Whenever the subject of Vikings arose in Ireland, Dr Patrick Wallace, who retired from the post of Director of the National Museum of Ireland in February 2012, could be relied on to assert that Vikings did NOT wear horns on their helmets. I quickly discovered that tourism representatives in East Denmark are even more passionate about correcting this particular myth – for one thing horns on helmets would have got tangled in or cut the ropes of warships or taken out the eye of the person sitting alongside! (The myth could well have been created by the Irish wishing to ‘demonise’ the Viking raiders.)
Viking Ship Museum
After a day and night in wonderful Copenhagen, I took a 45-minute train ride to Roskilde, a capital of Viking Denmark in Zealand and burial place of king Harald Bluetooth, where I helped row and sail a Viking ship out of the Museum Harbour – an exhilarating option available to all visitors. (In case you are wondering, the modern-day Bluetooth logo is a rune combining the runes for Hagall and Bjarkan, King Harald 1 of Denmark’s initials.)
The Viking Ship Museum displays the remains of five Skuldelev ships that were found on the bottom of Roskilde Fjord in 1962 and which took 25 years to restore. They include the Skuldelev 2, a 30 x 3.8m warship built near Dublin around 1042. A reconstruction built by the museum of this ship, the Sea Stallion of Glendalough, was sailed to Dublin in 2007 and I watched the impressive sight of trainees rowing this ship back into harbour.
Roskilde Cathedral
King Bluetooth’s alleged burial place, Roskilde Cathedral, was built in the 12th and 13th centuries on the site of a wooden church built by Bluetooth in the 10th century. It was Scandinavia’s first Gothic cathedral to be built of brick – and thus encouraged the spread of this style throughout northern Europe.

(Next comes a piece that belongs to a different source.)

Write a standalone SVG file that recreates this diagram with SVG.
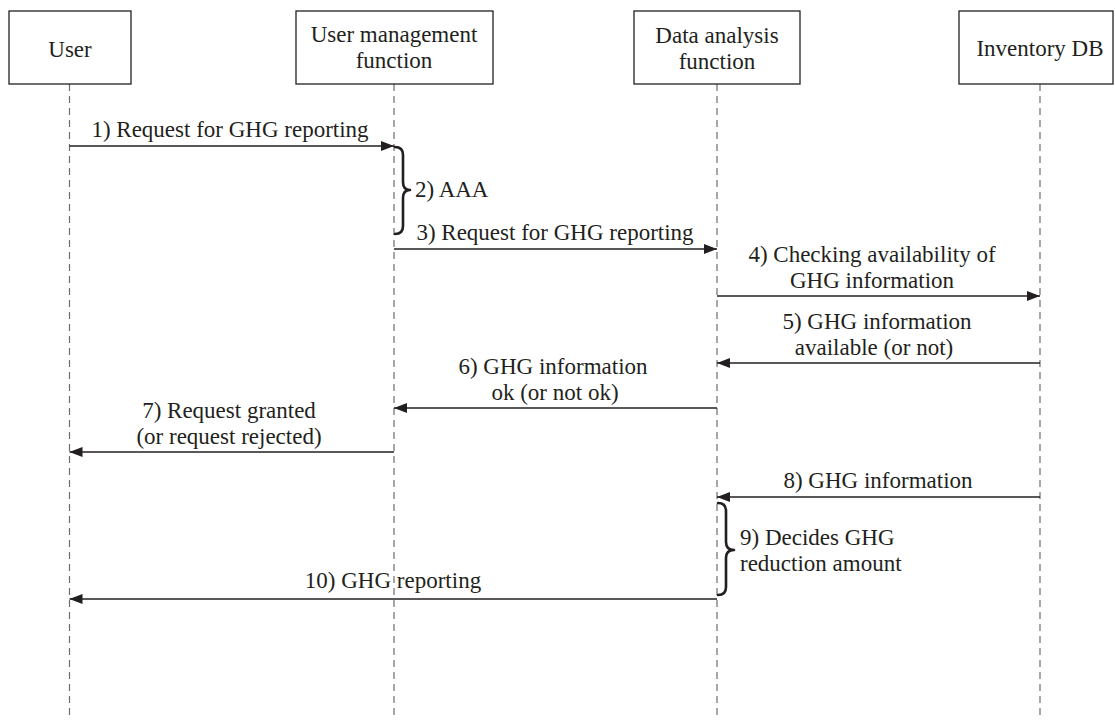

The cathedral, one of Denmark’s six UNESCO World Heritage Sites, has been the mausoleum of the Danish royal family since the 15th century, and porches and side chapels were added up to the end of the 19th century, thus providing a clear overview of the development of European religious architecture.
The royal burial tradition lives on and Saint Birgitta’s Chapel is currently being excavated (the archeological dig can be seen from the left aisle) in preparation for housing the future sepulchral monument for the present royal couple, Queen Margrethe 2 and the Prince Consort. A model of the glass sarcophagus that the artist Bjørn Nørgaard is working on is displayed beside the chapel.
Land of Legends, Lejre
Roskilde Museum is one of the largest local historical museums in Denmark and includes Lejre Museum, 10km to the south-west. Lejre was the royal seat in Denmark around 500 – 1000 AD, as evidenced by the close-by monumental burial mounds, stone ships and kings halls, and is alluded to by events in the epic poem of Beowulf.
Nearby, and an hourly shuttle bus from Lejre Station, is the 4-star attraction Land of Legends, a 43-hectare open-air park where young and old can visit reconstructions of a Stone Age camp, an Iron Age village, a Viking market and 19th-century farm cottages. In midsummer they can also be an archaeologist for a day, sail in a dugout boat, feed wild boar, experience archery, and take part in ancient warrior training.
Frederikssund Vikings
From 21st June until 14th July a ‘real life’ Viking settlement takes shape some 20km north of Roskilde at Frederikssund, where hundreds of Viking enthusiasts from all over Europe come to present the Frederikssund Vikingespil theatre, festival and market.
This year they include eight members of the Magnus Barelegs Viking group based in Downpatrick, Co Antrim, who met Frederikssund Vikings on their annual visits to Annagassan, Co Louth, where a 200-hectare Viking fort and settlement was discovered two or three years ago.
The play this year is the Viking love story Hagbard & Signe. I didn’t see the play, but I was shown around the ‘settlement’ by actor Jesper Wittenburg, who plays Says, Earl of Fjord Country, and who certainly looks the part!
How to Get There
I flew SAS Go from Dublin to Copenhagen with Blue1 and returned SAS Plus with Scandinavian Airlines. From Copenhagen to Roskilde is a 45-minute train ride. A cOPENhagen Card includes use of public transport free of charge throughout Greater Copenhagen.
Where to Stay
In Copenhagen’s city centre lake district, close to Metro, S-train and busses, the 4-star Hotel Kong Arthur (www.kongarthur.dk) offers a carbon-neutral / CO2-neutral environment and free high-speed Internet in every room.
In Roskilde town centre, the historic Hotel Prindsen (www.hotelprindsen.dk) is a short walk away from the palace, cathedral and museum, and is another CO2-neutral hotel.